Today I met fear well couple of times.
I wanted to put a bit of words into the fear topic. Or to put it better I was called to write about it.
It’s the ever present thing isn’t it. Fear is like the first frontier of unlocking the creative potential. There are other emotions for creation but I found fear especially interesting.
The relationship you have with fear is ultimately what you would have the relationship with life itself. It’s almost like a mirror emotion showing you how alive you are.
You really see when you felt fear and didn’t finish a sentence, or when you didn’t even start because you’ve found yourself lost in the indecision of how to start, what to write or when to write.

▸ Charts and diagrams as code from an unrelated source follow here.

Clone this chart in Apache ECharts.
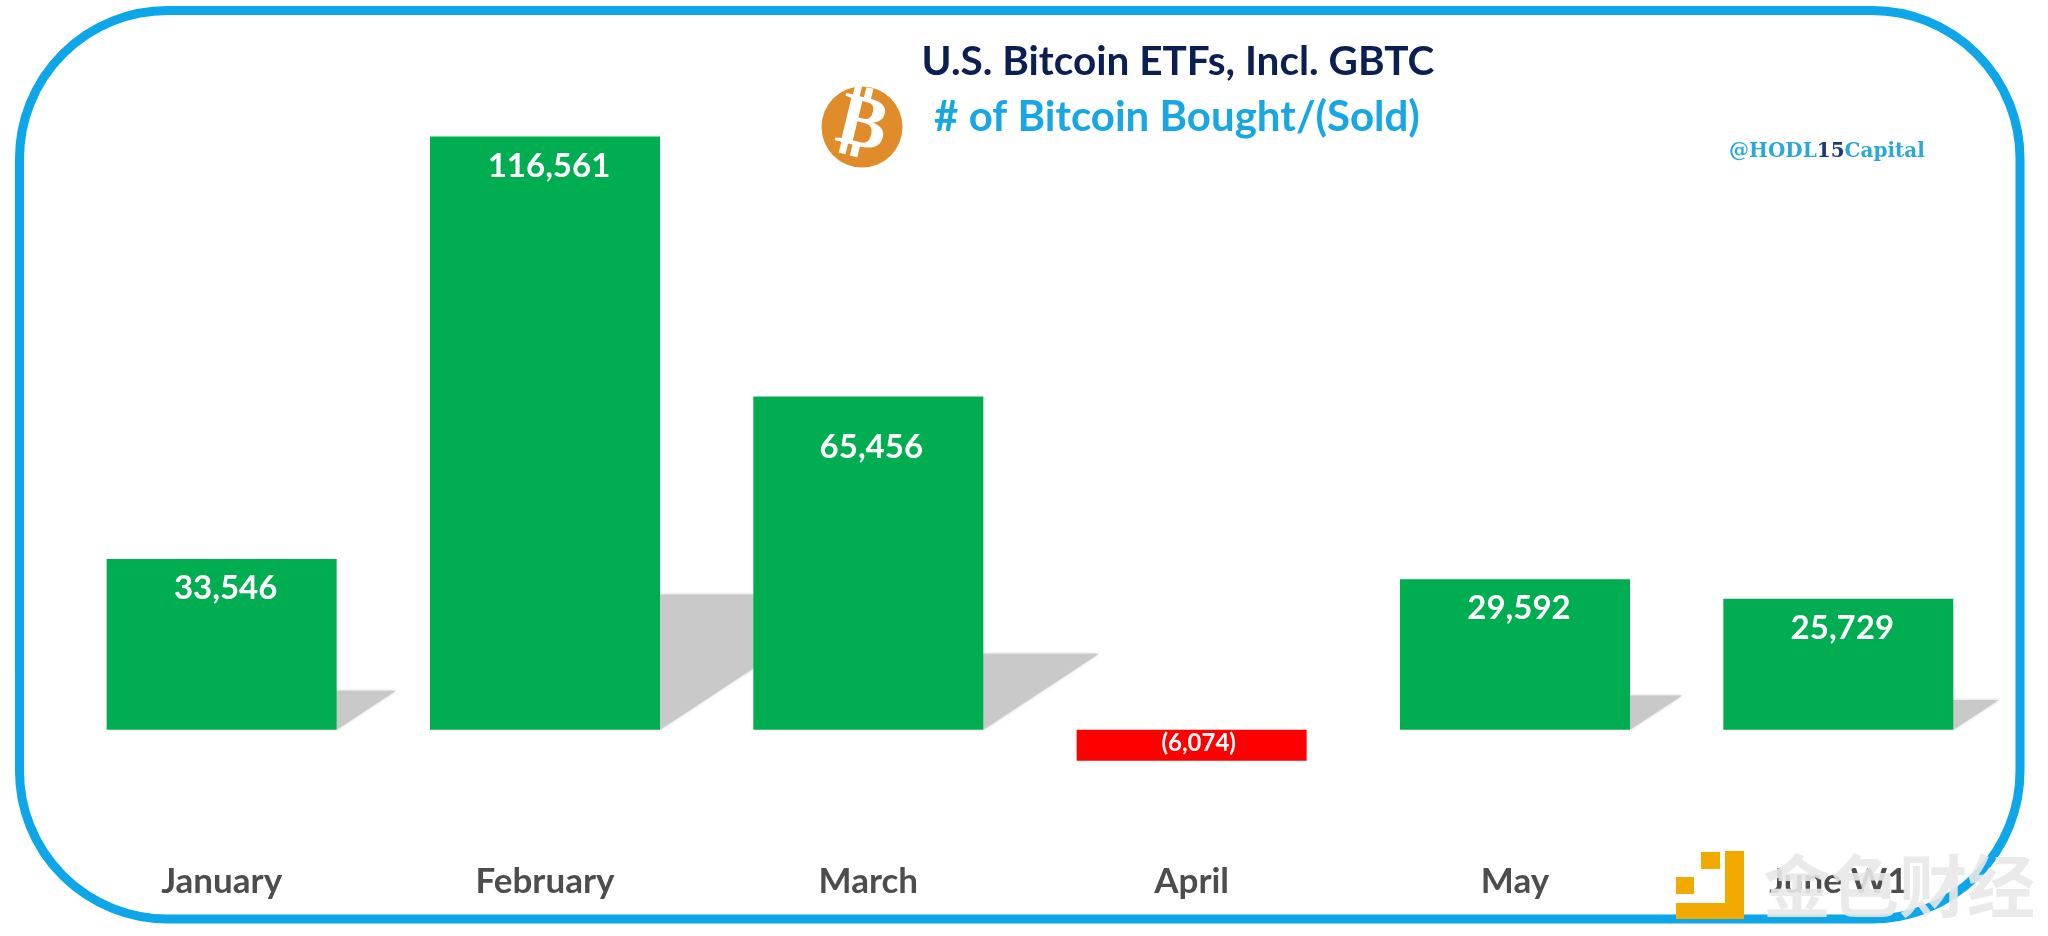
<!DOCTYPE html>
<html>
<head>
<meta charset="utf-8">
<title>U.S. Bitcoin ETFs</title>
<style>
html, body { margin: 0; padding: 0; background: #fff; }
#main { width: 2048px; height: 936px; }
</style>
<script src="https://cdn.jsdelivr.net/npm/echarts@6/dist/echarts.min.js"></script>
</head>
<body>
<div id="main"></div>
<script>
var categories = ['January', 'February', 'March', 'April', 'May', 'June W1'];
var btcBought = [33546, 116561, 65456, -6074, 29592, 25729];

var GREEN = '#00AD50';
var RED = '#FF0000';
var BAR_WIDTH = 230;
var LABEL_FONT = 'Lato';

var myChart = echarts.init(document.getElementById('main'));

function fmt(v) {
    var s = Math.abs(v).toLocaleString('en-US');
    return v < 0 ? '(' + s + ')' : s;
}

// grey slanted shadow behind the positive bars
function renderShadow(params, api) {
    var v = api.value(1);
    if (v <= 0) return null;
    var base = api.coord([api.value(0), 0]);
    var top = api.coord([api.value(0), v * 0.228]);
    var right = base[0] + BAR_WIDTH / 2;
    var h = base[1] - top[1];
    return {
        type: 'polygon',
        shape: { points: [[right, base[1]], [right, top[1]], [right + h * 1.52, top[1]]] },
        style: { fill: '#c9c9c9', shadowBlur: 3, shadowColor: 'rgba(170,170,170,0.6)' }
    };
}

var barData = btcBought.map(function (v, i) {
    var item = { value: v, itemStyle: { color: v < 0 ? RED : GREEN } };
    if (v < 0) {
        item.label = { position: 'inside', fontSize: 24, offset: [7, -1.5] };
    } else if (categories[i] === 'March') {
        item.label = { offset: [3, 21] };
    }
    return item;
});

myChart.setOption({
    animation: false,
    backgroundColor: '#fff',
    title: [
        {
            text: 'U.S. Bitcoin ETFs, Incl. GBTC',
            left: 1173, top: 36, textAlign: 'center',
            textStyle: { fontFamily: LABEL_FONT, fontWeight: 'bold', fontSize: 40.5, color: '#0C1F52' }
        },
        {
            text: '# of Bitcoin Bought/(Sold)',
            left: 1172, top: 91, textAlign: 'center',
            textStyle: { fontFamily: LABEL_FONT, fontWeight: 'bold', fontSize: 42, color: '#18A7E2' }
        }
    ],
    grid: { left: 60, width: 1940, top: 119, height: 738 },
    xAxis: {
        type: 'category',
        data: categories,
        position: 'bottom',
        axisLine: { show: false },
        axisTick: { show: false },
        axisLabel: {
            interval: 0, margin: 7,
            fontFamily: LABEL_FONT, fontWeight: 'bold', fontSize: 35, color: '#4D4D4D'
        }
    },
    yAxis: { type: 'value', min: -25000, max: 120000, show: false, splitLine: { show: false } },
    series: [
        {
            type: 'custom',
            z: 1,
            silent: true,
            encode: { x: 0, y: 1 },
            data: btcBought.map(function (v, i) { return [i, v]; }),
            renderItem: renderShadow
        },
        {
            type: 'bar',
            z: 2,
            barWidth: BAR_WIDTH,
            data: barData,
            label: {
                show: true,
                position: 'insideTop',
                distance: 13,
                offset: [4, 0],
                fontFamily: LABEL_FONT,
                fontWeight: 'bold',
                fontSize: 33,
                color: '#fff',
                formatter: function (p) { return fmt(p.value); }
            }
        }
    ],
    graphic: [
        {
            type: 'rect', z: 0, silent: true,
            shape: { x: 19.5, y: 10.5, width: 2000.5, height: 908.5, r: 148 },
            style: { fill: 'none', stroke: '#0DA6E8', lineWidth: 9 }
        },
        // bitcoin logo
        {
            type: 'circle', z: 5,
            shape: { cx: 862, cy: 127, r: 40.5 },
            style: { fill: '#E08C2A' }
        },
        {
            type: 'text', z: 6, x: 862, y: 127, rotation: -0.24,
            style: {
                text: '\u20BF', align: 'center', verticalAlign: 'middle',
                fontFamily: 'DejaVu Sans', fontWeight: 'bold', fontSize: 74, fill: '#fff'
            }
        },
        // handle
        {
            type: 'text', z: 5,
            style: {
                x: 1729, y: 142,
                rich: {
                    a: { fontFamily: 'DejaVu Serif', fontWeight: 'bold', fontSize: 20, fill: '#2BA8D8', color: '#2BA8D8' },
                    b: { fontFamily: 'DejaVu Serif', fontWeight: 'bold', fontSize: 20, fill: '#1C3A78', color: '#1C3A78' }
                },
                text: '{a|@HODL}{b|15}{a|Capital}'
            }
        },
        // watermark
        { type: 'rect', z: 20, shape: { x: 1676, y: 877, width: 18, height: 17 }, style: { fill: '#F2A900' } },
        { type: 'rect', z: 20, shape: { x: 1701, y: 852, width: 19, height: 17 }, style: { fill: '#F2A900' } },
        { type: 'rect', z: 20, shape: { x: 1725, y: 851, width: 19, height: 68 }, style: { fill: '#F2A900' } },
        { type: 'rect', z: 20, shape: { x: 1676, y: 903, width: 68, height: 16 }, style: { fill: '#F2A900' } },
        {
            type: 'text', z: 21,
            style: {
                text: '金色财经', x: 1899, y: 886, align: 'center', verticalAlign: 'middle',
                fontFamily: 'Noto Sans CJK SC', fontWeight: 'bold', fontSize: 68,
                fill: 'rgba(232,232,232,0.9)', shadowColor: 'rgba(70,70,70,0.75)', shadowBlur: 5, shadowOffsetX: 1, shadowOffsetY: 2
            }
        }
    ]
});
</script>
</body>
</html>
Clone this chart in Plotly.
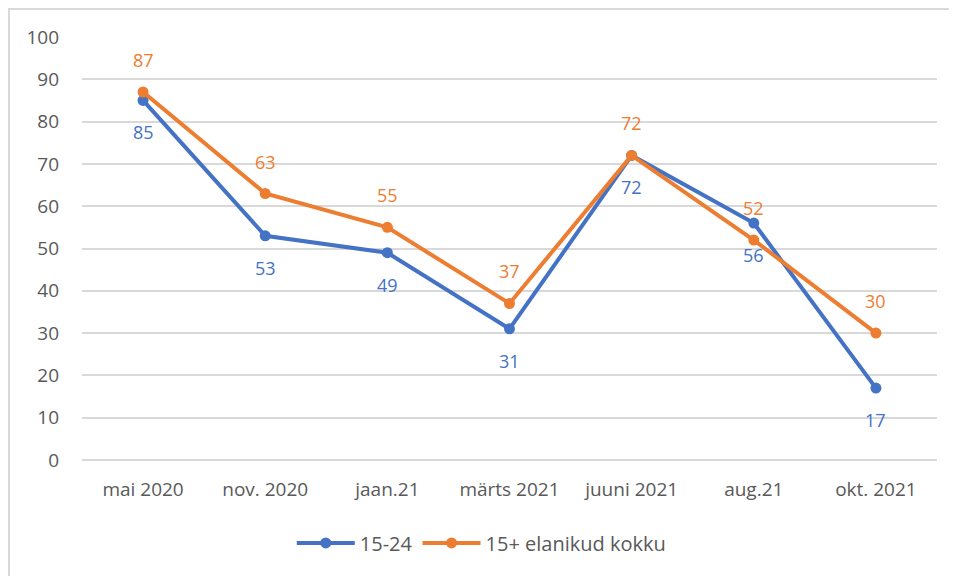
import plotly.graph_objects as go

categories = ["mai 2020", "nov. 2020", "jaan.21", "märts 2021", "juuni 2021", "aug.21", "okt. 2021"]
youth = [85, 53, 49, 31, 72, 56, 17]
total = [87, 63, 55, 37, 72, 52, 30]
series_names = ["15-24", "15+ elanikud kokku"]

BLUE = "#4472C4"
ORANGE = "#ED7D31"
FONT = "Open Sans, Liberation Sans, sans-serif"

fig = go.Figure()
fig.add_trace(go.Scatter(x=categories, y=youth, name=series_names[0], mode="lines+markers",
                         line=dict(color=BLUE, width=4), marker=dict(size=11, color=BLUE)))
fig.add_trace(go.Scatter(x=categories, y=total, name=series_names[1], mode="lines+markers",
                         line=dict(color=ORANGE, width=4), marker=dict(size=11, color=ORANGE)))

annotations = []
for c, v in zip(categories, youth):
    annotations.append(dict(x=c, y=v, text=str(v), showarrow=False, yshift=-32,
                            font=dict(color=BLUE, size=18, family=FONT)))
for c, v in zip(categories, total):
    annotations.append(dict(x=c, y=v, text=str(v), showarrow=False, yshift=32,
                            font=dict(color=ORANGE, size=18, family=FONT)))

fig.update_layout(
    width=957, height=576,
    margin=dict(l=74, r=28, t=29, b=124),
    paper_bgcolor="white", plot_bgcolor="white",
    font=dict(family=FONT, color="#595959", size=19),
    annotations=annotations,
    showlegend=True,
    legend=dict(orientation="h", x=0.467, xanchor="center", y=-0.196, yanchor="middle",
                itemwidth=58, font=dict(size=20, color="#595959", family=FONT)),
    shapes=[dict(type="rect", xref="paper", yref="paper", x0=-0.0854, x1=1.2, y0=-0.4, y1=1.0662,
                 line=dict(color="#d9d9d9", width=2), layer="below")],
)
fig.update_yaxes(range=[0, 100], dtick=10, showgrid=True, gridcolor="#d9d9d9", gridwidth=1.5,
                 zeroline=True, zerolinecolor="#d9d9d9", zerolinewidth=1.5, showline=False,
                 ticks="", ticklabelstandoff=22, tickfont=dict(size=19, color="#595959"))
fig.update_xaxes(range=[-0.5, len(categories) - 0.5], showgrid=False, showline=False, ticks="",
                 ticklabelstandoff=16, tickfont=dict(size=19, color="#595959"))

fig.write_html("out.html")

Like fear is a strange thing because you cannot avoid it. I don’t even know if you want. Like the stories I remember were at the moment colored by fear, but they are the ones that I talk about with my nephew.
We heard something from a bush. I could see him dragging the one wheel he felt scared. When we heard it, I was backing up a bit, to not be close to this spot. We heard how something is there or something is running away. “Did you hear it?” I was like: ”Yeah, there was something”.
There was something comical about it. Like we both were standing there, pumped with rocks in our hands, and he was dragging his one wheel. I just laugh even know. But it feels like you have a solution. Then we calmed down a bit and decide to walk back. Still watching the place closely.
THis moment of me trying to look at it to watch out if something is coming or not. That’s why someone can get annoyed when worrying/ You mind is doing just the job of trying to watch this fear. To make sure to not lose it so you are aware of it, where is the danger.
To be frank I don’t want to push myself to write anymore. I somehow feel like to just go and sleep. Exhausted, so I would edit what I have and go to sleep. Maybe I should try writing stuff next time earlier or at a different point of time.
We need fear. It’s like our pointer to see where to go and , we wouldn’t be compelte without the fear/ It really helped us. The moment when it’s get out of whack is when it’s ever present. “Would I publish it” what if they whatever.
What I wanted to express or started an conversation is about how fear is a friend that sometimes get a bad wrap. Just let’s fear, and create. That some stuff right here.